**Task objective**
Emit a verbatim copy of the lines below from the line with "Write the TikZ code for this diagram." through the line with "color=transparent!10, right color=transparent!100]", excluding pictures and everything outside that range.

(Rows from a dataset of charts and code)
┌────────
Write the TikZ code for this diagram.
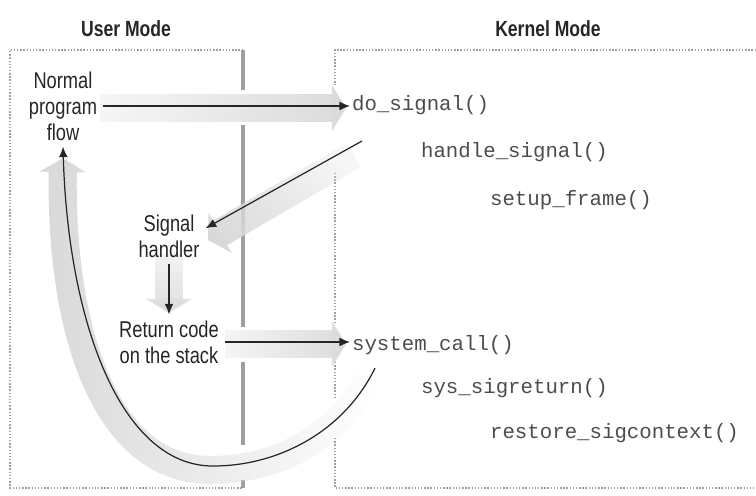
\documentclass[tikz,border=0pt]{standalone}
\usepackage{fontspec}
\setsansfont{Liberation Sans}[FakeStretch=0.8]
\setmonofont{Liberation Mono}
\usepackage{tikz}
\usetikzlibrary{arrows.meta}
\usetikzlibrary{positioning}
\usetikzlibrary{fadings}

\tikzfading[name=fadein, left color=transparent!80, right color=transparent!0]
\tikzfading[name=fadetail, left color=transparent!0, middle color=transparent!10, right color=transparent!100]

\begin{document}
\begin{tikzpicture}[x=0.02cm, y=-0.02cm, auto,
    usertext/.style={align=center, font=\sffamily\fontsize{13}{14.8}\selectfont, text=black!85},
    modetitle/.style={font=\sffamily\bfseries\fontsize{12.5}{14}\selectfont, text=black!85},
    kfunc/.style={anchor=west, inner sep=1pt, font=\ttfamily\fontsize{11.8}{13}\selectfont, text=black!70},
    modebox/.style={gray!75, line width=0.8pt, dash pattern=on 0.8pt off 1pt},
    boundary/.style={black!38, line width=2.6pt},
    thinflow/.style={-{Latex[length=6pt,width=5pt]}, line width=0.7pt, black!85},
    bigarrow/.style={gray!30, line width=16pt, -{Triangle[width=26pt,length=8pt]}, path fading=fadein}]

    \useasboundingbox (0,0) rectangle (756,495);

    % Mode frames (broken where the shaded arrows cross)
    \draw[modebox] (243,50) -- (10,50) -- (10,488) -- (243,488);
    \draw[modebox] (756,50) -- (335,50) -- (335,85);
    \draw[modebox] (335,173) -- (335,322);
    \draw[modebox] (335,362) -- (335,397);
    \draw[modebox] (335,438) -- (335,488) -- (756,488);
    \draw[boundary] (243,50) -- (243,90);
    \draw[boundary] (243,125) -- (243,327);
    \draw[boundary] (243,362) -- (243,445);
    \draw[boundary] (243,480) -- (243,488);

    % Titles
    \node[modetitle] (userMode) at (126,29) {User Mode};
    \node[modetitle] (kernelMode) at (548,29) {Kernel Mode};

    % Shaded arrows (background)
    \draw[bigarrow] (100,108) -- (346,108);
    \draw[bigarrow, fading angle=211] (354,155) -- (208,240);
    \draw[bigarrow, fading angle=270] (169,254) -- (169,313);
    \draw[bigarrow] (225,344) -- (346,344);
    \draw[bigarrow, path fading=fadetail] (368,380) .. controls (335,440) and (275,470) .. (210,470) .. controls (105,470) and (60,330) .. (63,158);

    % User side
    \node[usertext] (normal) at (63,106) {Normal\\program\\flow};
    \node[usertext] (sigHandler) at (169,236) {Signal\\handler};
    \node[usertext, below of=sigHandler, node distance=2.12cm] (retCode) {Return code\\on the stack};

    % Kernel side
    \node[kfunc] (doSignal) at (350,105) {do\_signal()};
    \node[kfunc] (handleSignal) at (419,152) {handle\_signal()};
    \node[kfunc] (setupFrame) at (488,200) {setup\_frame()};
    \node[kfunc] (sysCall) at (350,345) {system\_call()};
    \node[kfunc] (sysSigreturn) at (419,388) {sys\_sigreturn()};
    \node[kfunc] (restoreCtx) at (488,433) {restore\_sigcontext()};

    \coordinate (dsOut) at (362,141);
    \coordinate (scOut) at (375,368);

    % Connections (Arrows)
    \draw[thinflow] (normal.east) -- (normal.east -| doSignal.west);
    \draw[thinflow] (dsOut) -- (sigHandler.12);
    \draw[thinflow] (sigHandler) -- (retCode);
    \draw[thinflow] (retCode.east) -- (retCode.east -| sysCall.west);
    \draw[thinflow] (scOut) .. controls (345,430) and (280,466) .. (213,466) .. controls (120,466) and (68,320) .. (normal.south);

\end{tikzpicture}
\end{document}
└────────
┌────────
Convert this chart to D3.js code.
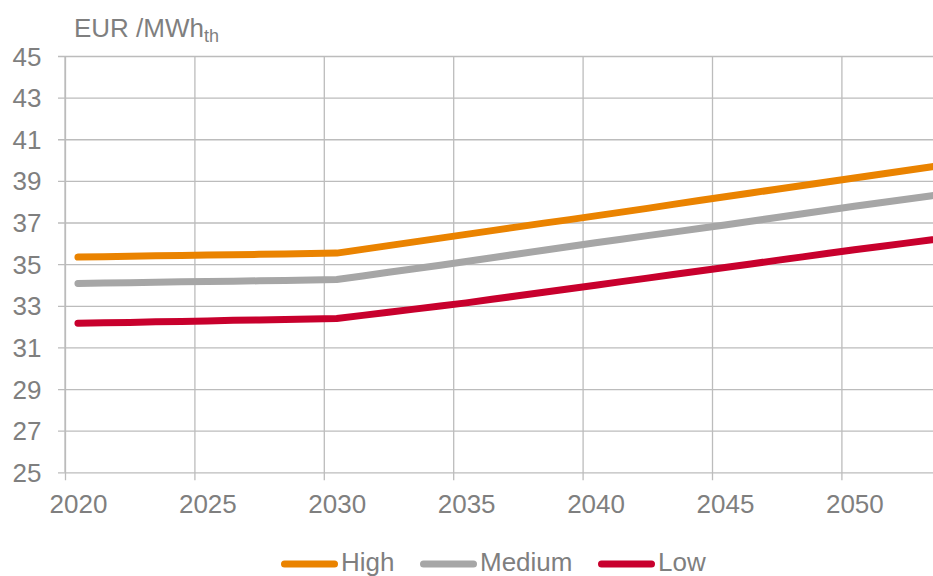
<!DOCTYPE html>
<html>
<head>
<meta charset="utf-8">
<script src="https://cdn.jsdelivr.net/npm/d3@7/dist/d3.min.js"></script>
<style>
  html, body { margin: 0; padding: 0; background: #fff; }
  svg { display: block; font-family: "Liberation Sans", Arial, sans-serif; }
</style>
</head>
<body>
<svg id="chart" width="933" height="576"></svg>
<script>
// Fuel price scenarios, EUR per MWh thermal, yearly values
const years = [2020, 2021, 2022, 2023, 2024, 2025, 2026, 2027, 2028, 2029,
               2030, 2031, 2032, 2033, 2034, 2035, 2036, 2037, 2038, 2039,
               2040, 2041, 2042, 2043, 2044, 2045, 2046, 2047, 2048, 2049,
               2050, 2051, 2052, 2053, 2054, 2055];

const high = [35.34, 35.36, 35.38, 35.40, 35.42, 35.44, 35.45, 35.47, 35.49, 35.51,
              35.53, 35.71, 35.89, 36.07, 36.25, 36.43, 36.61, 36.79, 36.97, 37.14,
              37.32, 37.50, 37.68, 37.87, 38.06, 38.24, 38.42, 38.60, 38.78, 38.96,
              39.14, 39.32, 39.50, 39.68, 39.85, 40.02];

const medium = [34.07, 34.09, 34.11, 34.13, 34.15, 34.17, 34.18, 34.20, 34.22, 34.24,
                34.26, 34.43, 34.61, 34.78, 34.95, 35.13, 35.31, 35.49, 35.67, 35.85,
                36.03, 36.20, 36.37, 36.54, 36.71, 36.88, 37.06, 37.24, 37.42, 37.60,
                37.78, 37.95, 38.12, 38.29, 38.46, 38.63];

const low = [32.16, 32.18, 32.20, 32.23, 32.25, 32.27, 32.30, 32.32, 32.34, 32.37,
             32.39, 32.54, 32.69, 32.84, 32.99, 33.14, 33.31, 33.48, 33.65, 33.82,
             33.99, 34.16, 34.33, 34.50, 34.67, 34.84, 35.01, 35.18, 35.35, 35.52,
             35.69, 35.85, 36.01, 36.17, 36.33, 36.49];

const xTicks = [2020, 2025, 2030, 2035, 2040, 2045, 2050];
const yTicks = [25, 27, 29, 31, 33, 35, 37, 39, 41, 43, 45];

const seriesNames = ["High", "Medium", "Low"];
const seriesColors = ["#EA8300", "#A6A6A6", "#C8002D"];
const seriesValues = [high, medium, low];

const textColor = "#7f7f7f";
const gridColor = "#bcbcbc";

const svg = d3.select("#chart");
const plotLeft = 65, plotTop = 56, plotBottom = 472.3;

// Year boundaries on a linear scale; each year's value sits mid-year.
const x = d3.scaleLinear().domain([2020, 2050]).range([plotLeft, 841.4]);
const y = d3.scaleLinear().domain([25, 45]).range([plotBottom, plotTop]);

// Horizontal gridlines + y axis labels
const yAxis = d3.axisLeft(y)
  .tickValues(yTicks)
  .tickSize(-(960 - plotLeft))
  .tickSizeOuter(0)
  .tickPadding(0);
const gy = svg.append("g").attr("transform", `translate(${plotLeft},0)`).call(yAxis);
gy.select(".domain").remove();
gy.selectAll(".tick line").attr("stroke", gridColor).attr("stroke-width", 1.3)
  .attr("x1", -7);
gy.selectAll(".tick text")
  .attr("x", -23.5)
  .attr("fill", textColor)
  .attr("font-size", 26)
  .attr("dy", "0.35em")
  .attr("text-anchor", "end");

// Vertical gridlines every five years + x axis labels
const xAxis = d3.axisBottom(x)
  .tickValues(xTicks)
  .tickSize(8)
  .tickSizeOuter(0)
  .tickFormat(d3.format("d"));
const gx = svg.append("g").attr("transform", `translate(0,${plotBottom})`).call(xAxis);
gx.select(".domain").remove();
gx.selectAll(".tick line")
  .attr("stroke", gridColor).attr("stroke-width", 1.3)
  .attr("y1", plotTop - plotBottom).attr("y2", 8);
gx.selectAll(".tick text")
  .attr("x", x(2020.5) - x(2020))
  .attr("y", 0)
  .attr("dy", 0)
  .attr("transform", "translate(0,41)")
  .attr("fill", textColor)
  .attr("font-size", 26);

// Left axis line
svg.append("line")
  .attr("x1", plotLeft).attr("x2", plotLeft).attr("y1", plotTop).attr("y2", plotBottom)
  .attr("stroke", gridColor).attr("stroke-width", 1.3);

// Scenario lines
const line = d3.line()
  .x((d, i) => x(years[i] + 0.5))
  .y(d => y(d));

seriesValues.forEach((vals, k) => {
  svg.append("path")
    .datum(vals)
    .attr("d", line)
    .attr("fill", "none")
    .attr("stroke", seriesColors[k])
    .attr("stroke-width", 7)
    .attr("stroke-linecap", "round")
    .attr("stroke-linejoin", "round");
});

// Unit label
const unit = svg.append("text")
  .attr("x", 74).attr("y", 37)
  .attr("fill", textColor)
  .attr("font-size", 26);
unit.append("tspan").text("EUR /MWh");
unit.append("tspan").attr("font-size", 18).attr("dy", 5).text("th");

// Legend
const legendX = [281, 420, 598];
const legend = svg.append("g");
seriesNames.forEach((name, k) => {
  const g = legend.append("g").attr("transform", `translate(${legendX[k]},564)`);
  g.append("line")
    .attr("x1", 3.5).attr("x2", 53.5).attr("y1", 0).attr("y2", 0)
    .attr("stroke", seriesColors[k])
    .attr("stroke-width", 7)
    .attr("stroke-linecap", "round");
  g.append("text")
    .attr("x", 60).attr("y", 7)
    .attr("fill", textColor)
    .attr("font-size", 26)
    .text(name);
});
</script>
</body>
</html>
└────────
**Solution to the problem**
Write the TikZ code for this diagram.
\documentclass[tikz,border=0pt]{standalone}
\usepackage{fontspec}
\setsansfont{Liberation Sans}[FakeStretch=0.8]
\setmonofont{Liberation Mono}
\usepackage{tikz}
\usetikzlibrary{arrows.meta}
\usetikzlibrary{positioning}
\usetikzlibrary{fadings}

\tikzfading[name=fadein, left color=transparent!80, right color=transparent!0]
\tikzfading[name=fadetail, left color=transparent!0, middle color=transparent!10, right color=transparent!100]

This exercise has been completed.